Updated: Jun 8, 2020
Something I've come to really love lately is pairing sensory activities with some of the books we read.
Sensory activities provide opportunities for children to develop their fine and gross motor skills, ability to communicate and problem solving skills, just to name a few.
Two weeks ago, our book of the week was, "El Camioncito Azul" (The Little Blue Truck) (Affiliate Link). We purchased it in Spanish since we have a bilingual homeschool and couldn’t find it at our local library. Also, here is a link to the English version "The Little Blue Truck" (Affiliate Link).
We had never read it before and being that my son, Jaya, is big into trucks right now, this one was a quick favorite.
The story tells the tale of a friendly little blue truck who ends up saving a not-so-nice dump truck that gets stuck in the mud. With the help of some of his animal friends, The Little Blue truck manages to get the big dump truck out and saves the day!
Trucks? Mud? Animals? This book obviously calls for a very muddy and fun sensory bin!
Want to give it a try with your little one?
Here's what we did...
Put an old t-shirt or smock on your little one, find a nice shady spot outside and fill a large container/bucket with dirt. We just happened to have a bag of organic dirt in our shed that was perfect for this activity.
If you don't have any dirt, sand or rice will work just as well but remember that playing with dirt has many benefits, including boosting the immune system!
Make sure that you fill the container with enough to cover all of the objects very well. Encourage as much digging and exploring as possible!
Hide farm animals (Affiliate Link) and a little blue truck in the dirt. Make sure that what your child is searching for is mostly found at the bottom of the container and that their little hands will have to work to find them.
You can give them a little shovel if you have a child who has sensory issues or go without if you’re little one is feeling adventurous!
Whatever you choose, just make sure that your little one has to get in there and really search for them! The dirtier they get, the better!
If you're feeling brave (and I hope you are) hand them a container of water. Here is where the real fun begins!
Let them pour as much as they would like in and watch the dirt become mud! This adds another level of excitement and curiosity to the activity.
Encourage them to squeeze, press, and push the mud through their hands.
This type of sensory play enhances fine motor skills and increases creativity.
Sit down next to them and join in! There is no agenda to this activity other than letting them explore and play.
This is another opportunity for you to ask them questions such as what does it feel like? Is it soft or hard? Cold or hot? How many animals did you find? What noises do the animals make? Which animal is your favorite?
Use this time to truly be present and connect. What children want more than anything else is your attention!

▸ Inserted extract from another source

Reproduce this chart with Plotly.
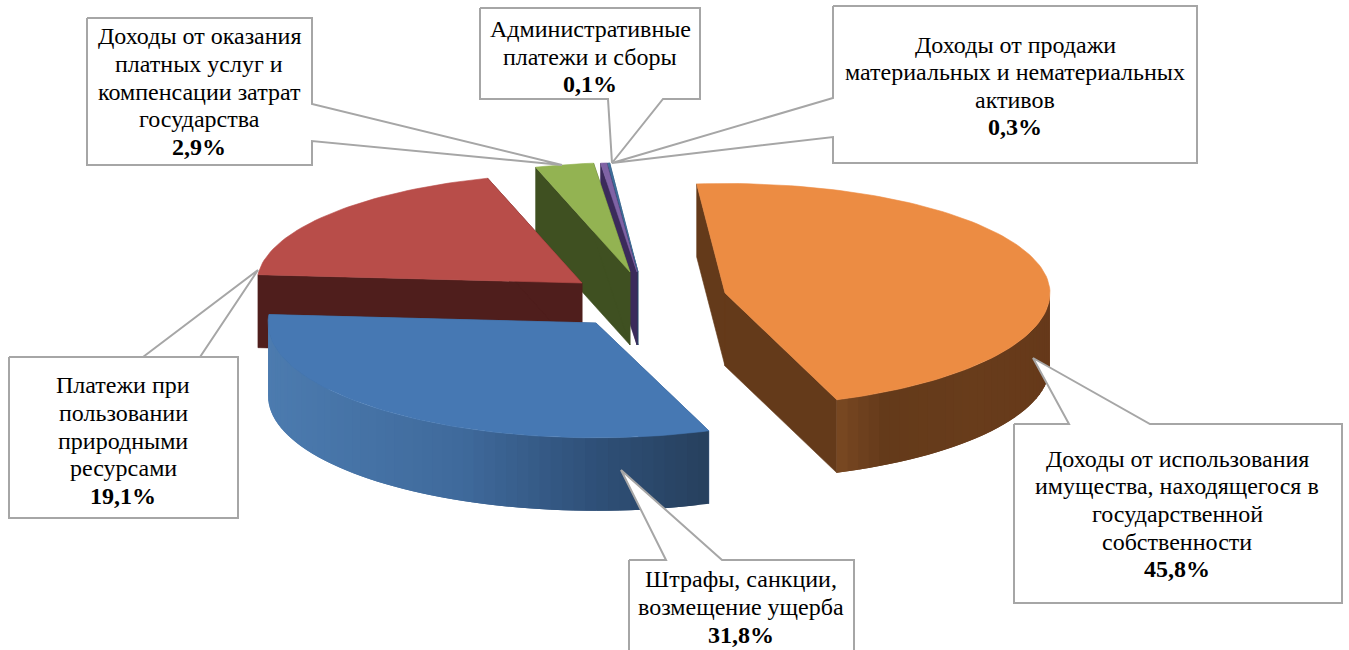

This sensory play is fun but it’s even better when you’re involved. Also, if you have a child who doesn’t particularly like to get messy, showing them that you’re ok with getting dirty will go a long way. This is a perfect way to lead by example!
You're little one will love watching the story of "The Little Blue Truck" come to life and will feel like a hero for being able to help little blue truck and his farm animal friends!
Jaya and I played for a long while with this activity. I confess that when he was done, I had to take him straight to the bathtub to rinse off all of the mud.
Later that evening when I asked him what his favorite part of the day was, he responded, “Helping Little Blue Truck!”
To help your child's development and reduce possible sensory issues, have them engage in sensory activities as early as possible.
Water play, playing with dirt, finger painting, digging through sand, squeezing play-doh are all great ways to have your little one explore different textures and allows for brain development.
Ready to get messy with your little one? Grab a towel and a positive attitude and get too it!